Building an SME Expansion Strategy for 2026
A useful SME expansion strategy 2026 follows a repeatable sequence rather than a burst of ambition:
- Level-set where you are. Audit your operations, unit economics, and infrastructure honestly. You cannot scale what you cannot measure.
- Define the growth thesis. Decide, in one sentence, how you will win, deeper penetration, new geography, new segment, or acquisition, and why now.
- Choose organic, inorganic, or hybrid. Match the path to your capital position and your tolerance for integration risk.
- Stress-test the capital plan. Model the funding requirement and the cash-flow impact before committing headcount or debt.
- Sequence and instrument rollout. Test and scale incrementally, tied to clear KPIs and leadership sponsorship, so small proven improvements compound rather than creating operational chaos.
The discipline of this sequence is what keeps ambition from tipping into Porter’s trap. Expanding into new markets before mastering existing ones, or hiring ahead of process, are the recurring mistakes that recalibrate a growth plan the hard way.
Funding the Plan: Where Capital Meets Strategy
Strategy and financing are inseparable, the path you can navigate is the path you can fund. With interest-rate cuts easing conditions and private credit deepening, mid-market companies have more financing options in 2026 than they did through the tight years of 2023–2025, from term loans and lines of credit to revenue-based financing and asset-based lending.
Before you approach lenders or investors, get the fundamentals right. Our business financing guide walks through preparing your business to be “bankable,” while our overview of corporate funding frameworks helps you match the right structure to the right growth stage. Preparation is not optional: advisors consistently note that thorough upfront readiness streamlines due diligence and protects valuation, whether an expansion is happening now or 12 to 24 months away.

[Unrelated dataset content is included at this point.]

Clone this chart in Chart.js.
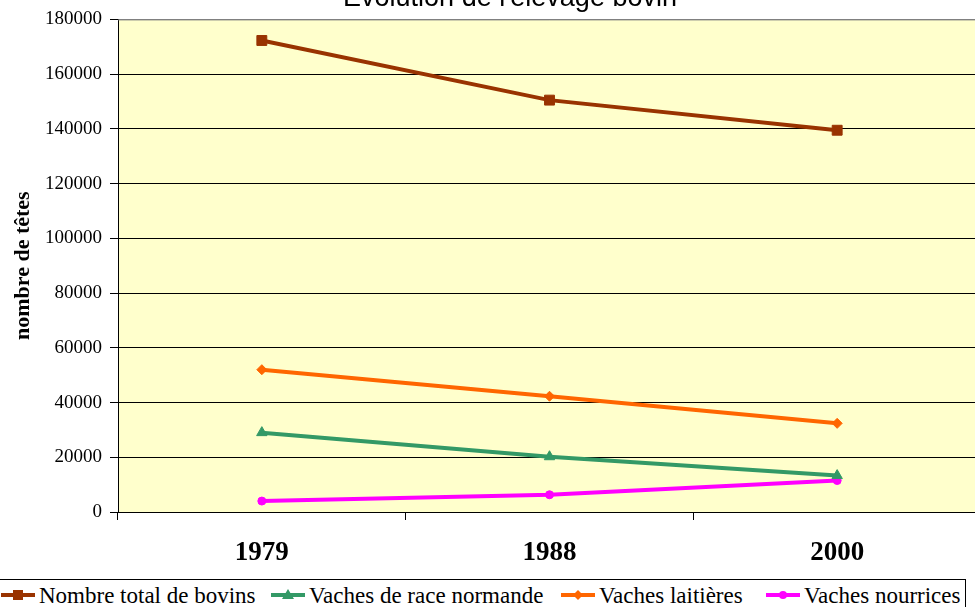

Pitfalls That Derail Mid-Market Growth
Watch for the warning signs that your strategy needs recalibration before you scale further: your team cannot clearly explain who your best customer is; sales and marketing are chasing different segments; your messaging has shifted several times in a few months; or you are underinvesting in brand clarity as product lines multiply. These are strategy problems disguised as communication problems, and scaling on top of them multiplies the damage.
Frequently Asked Questions
What counts as a mid-sized business in 2026? Definitions vary, but mid-sized firms typically employ between roughly 50 and 250 people, while the “middle market” in deal terms usually spans enterprise values of about $100 million to $1 billion.
Is organic or inorganic growth better for a mid-sized company? Neither is universally better. Organic growth gives you control and lower risk; inorganic growth gives you speed and scale. Most mid-sized companies get the best balance from a hybrid approach that grows the core organically and acquires selectively.
What is the biggest growth risk in 2026? Overextension. With capital becoming more available, the temptation is to expand faster than your operations and cash flow can support. Disciplined preparation and clear metrics are the antidote.
Navigate Your Next Stage of Growth
Growth in 2026 rewards clarity over aggression. The mid-sized companies that will thrive are those that know their core advantage, choose their organic-versus-inorganic path deliberately, protect their cash flow, and fund expansion on disciplined terms. Map the route before you accelerate, and revisit the map as conditions change.
If you’re planning your next stage of expansion, start by tightening your financing foundation and your data, then let strategy, not impulse, set the pace.